▶ _EXERCISE INSTRUCTIONS_
Starting at the first line of the data, please print exactly those lines through the one that holds "(180,335) -- cycle;", omitting every picture.

----

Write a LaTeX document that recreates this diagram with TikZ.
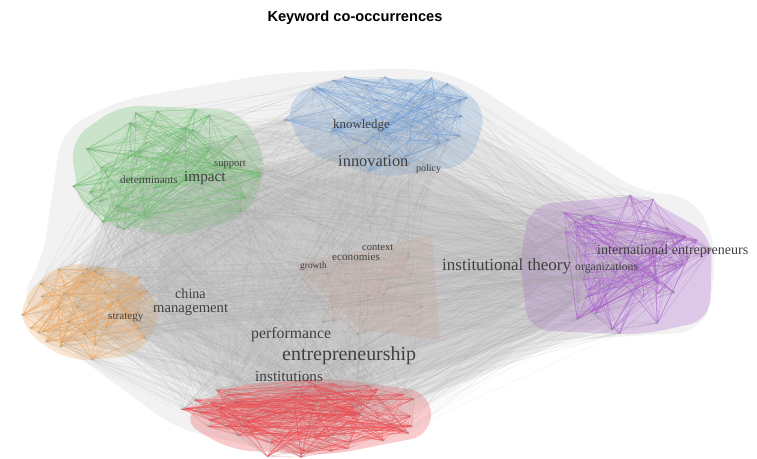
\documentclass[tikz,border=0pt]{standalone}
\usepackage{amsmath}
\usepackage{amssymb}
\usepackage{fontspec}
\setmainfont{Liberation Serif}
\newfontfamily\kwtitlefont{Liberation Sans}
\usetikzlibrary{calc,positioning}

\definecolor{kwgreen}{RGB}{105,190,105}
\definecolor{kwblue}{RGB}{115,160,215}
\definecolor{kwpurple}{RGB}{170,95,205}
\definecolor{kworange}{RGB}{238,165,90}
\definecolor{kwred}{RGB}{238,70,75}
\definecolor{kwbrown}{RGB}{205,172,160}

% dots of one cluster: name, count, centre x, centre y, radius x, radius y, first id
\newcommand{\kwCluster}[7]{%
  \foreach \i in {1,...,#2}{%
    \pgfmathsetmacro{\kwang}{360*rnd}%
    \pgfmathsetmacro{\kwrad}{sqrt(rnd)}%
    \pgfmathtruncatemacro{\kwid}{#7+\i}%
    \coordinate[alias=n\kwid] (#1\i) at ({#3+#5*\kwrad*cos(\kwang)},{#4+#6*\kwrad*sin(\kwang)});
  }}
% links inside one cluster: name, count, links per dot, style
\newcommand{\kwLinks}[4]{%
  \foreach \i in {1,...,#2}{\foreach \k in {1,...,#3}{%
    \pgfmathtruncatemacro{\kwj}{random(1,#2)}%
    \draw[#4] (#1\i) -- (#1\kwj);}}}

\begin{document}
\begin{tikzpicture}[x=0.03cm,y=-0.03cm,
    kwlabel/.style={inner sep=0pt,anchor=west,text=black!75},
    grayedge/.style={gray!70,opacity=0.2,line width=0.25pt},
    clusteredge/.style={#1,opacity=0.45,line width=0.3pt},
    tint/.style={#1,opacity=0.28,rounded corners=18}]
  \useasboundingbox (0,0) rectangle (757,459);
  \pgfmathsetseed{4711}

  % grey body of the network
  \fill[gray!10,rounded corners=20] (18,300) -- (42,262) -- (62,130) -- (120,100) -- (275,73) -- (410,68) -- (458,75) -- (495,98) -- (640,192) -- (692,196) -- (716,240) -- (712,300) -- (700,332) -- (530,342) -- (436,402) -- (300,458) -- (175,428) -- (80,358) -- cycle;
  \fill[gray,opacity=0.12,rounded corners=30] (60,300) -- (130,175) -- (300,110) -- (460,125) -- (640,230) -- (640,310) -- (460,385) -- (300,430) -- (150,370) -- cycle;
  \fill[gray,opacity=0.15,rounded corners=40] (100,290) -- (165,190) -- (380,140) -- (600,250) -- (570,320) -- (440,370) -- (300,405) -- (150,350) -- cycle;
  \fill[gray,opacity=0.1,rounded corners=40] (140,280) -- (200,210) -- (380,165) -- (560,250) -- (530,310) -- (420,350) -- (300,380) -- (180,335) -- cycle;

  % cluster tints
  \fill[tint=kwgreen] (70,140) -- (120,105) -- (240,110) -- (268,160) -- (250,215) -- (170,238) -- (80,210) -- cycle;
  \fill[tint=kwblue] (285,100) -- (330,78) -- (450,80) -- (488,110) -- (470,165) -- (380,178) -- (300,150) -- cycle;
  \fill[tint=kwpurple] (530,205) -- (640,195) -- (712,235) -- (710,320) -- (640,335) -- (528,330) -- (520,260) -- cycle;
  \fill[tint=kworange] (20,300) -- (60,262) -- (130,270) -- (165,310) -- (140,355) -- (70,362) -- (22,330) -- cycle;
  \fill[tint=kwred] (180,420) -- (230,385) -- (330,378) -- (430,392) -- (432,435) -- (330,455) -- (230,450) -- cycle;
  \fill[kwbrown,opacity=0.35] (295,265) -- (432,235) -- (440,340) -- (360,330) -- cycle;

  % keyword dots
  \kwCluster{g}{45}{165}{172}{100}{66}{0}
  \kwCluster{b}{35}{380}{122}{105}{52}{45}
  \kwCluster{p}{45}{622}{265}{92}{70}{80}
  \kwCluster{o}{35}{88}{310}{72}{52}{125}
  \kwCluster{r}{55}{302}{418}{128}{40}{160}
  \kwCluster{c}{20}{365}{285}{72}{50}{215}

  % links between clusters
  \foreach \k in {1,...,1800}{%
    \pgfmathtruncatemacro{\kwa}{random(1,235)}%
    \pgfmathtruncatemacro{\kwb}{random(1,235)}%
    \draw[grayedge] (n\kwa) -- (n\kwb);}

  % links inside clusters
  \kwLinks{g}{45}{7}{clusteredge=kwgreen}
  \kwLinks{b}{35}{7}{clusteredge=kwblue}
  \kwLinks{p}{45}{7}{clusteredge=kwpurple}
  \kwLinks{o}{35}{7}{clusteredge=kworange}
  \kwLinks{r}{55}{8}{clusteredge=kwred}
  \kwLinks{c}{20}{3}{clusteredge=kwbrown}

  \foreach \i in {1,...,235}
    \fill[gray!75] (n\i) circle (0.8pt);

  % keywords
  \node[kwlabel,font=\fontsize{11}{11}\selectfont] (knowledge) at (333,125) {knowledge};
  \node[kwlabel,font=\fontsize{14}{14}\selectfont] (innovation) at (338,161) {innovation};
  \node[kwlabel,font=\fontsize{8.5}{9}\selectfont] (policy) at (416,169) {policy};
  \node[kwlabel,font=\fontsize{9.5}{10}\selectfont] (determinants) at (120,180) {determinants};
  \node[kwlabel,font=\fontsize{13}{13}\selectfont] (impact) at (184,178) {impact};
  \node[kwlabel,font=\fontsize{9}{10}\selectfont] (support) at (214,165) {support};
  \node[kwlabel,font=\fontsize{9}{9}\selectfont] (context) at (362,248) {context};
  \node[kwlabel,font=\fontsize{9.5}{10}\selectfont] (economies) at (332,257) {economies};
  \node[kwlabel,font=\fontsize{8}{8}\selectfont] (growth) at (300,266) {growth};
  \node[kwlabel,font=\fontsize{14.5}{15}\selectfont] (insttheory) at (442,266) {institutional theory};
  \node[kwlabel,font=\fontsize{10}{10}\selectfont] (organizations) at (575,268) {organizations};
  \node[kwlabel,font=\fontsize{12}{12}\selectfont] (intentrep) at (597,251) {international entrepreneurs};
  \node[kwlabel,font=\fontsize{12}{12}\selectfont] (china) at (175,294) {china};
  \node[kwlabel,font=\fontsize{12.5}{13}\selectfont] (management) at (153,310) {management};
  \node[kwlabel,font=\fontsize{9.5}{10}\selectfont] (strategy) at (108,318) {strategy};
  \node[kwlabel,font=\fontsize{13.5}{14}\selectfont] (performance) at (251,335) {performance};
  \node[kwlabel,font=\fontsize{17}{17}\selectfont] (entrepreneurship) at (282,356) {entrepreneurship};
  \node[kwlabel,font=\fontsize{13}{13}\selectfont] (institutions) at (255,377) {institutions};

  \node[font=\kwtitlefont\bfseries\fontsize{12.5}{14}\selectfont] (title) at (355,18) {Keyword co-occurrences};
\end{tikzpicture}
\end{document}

----

▶ _WORKED ANSWER_
Write a LaTeX document that recreates this diagram with TikZ.
\documentclass[tikz,border=0pt]{standalone}
\usepackage{amsmath}
\usepackage{amssymb}
\usepackage{fontspec}
\setmainfont{Liberation Serif}
\newfontfamily\kwtitlefont{Liberation Sans}
\usetikzlibrary{calc,positioning}

\definecolor{kwgreen}{RGB}{105,190,105}
\definecolor{kwblue}{RGB}{115,160,215}
\definecolor{kwpurple}{RGB}{170,95,205}
\definecolor{kworange}{RGB}{238,165,90}
\definecolor{kwred}{RGB}{238,70,75}
\definecolor{kwbrown}{RGB}{205,172,160}

% dots of one cluster: name, count, centre x, centre y, radius x, radius y, first id
\newcommand{\kwCluster}[7]{%
  \foreach \i in {1,...,#2}{%
    \pgfmathsetmacro{\kwang}{360*rnd}%
    \pgfmathsetmacro{\kwrad}{sqrt(rnd)}%
    \pgfmathtruncatemacro{\kwid}{#7+\i}%
    \coordinate[alias=n\kwid] (#1\i) at ({#3+#5*\kwrad*cos(\kwang)},{#4+#6*\kwrad*sin(\kwang)});
  }}
% links inside one cluster: name, count, links per dot, style
\newcommand{\kwLinks}[4]{%
  \foreach \i in {1,...,#2}{\foreach \k in {1,...,#3}{%
    \pgfmathtruncatemacro{\kwj}{random(1,#2)}%
    \draw[#4] (#1\i) -- (#1\kwj);}}}

\begin{document}
\begin{tikzpicture}[x=0.03cm,y=-0.03cm,
    kwlabel/.style={inner sep=0pt,anchor=west,text=black!75},
    grayedge/.style={gray!70,opacity=0.2,line width=0.25pt},
    clusteredge/.style={#1,opacity=0.45,line width=0.3pt},
    tint/.style={#1,opacity=0.28,rounded corners=18}]
  \useasboundingbox (0,0) rectangle (757,459);
  \pgfmathsetseed{4711}

  % grey body of the network
  \fill[gray!10,rounded corners=20] (18,300) -- (42,262) -- (62,130) -- (120,100) -- (275,73) -- (410,68) -- (458,75) -- (495,98) -- (640,192) -- (692,196) -- (716,240) -- (712,300) -- (700,332) -- (530,342) -- (436,402) -- (300,458) -- (175,428) -- (80,358) -- cycle;
  \fill[gray,opacity=0.12,rounded corners=30] (60,300) -- (130,175) -- (300,110) -- (460,125) -- (640,230) -- (640,310) -- (460,385) -- (300,430) -- (150,370) -- cycle;
  \fill[gray,opacity=0.15,rounded corners=40] (100,290) -- (165,190) -- (380,140) -- (600,250) -- (570,320) -- (440,370) -- (300,405) -- (150,350) -- cycle;
  \fill[gray,opacity=0.1,rounded corners=40] (140,280) -- (200,210) -- (380,165) -- (560,250) -- (530,310) -- (420,350) -- (300,380) -- (180,335) -- cycle;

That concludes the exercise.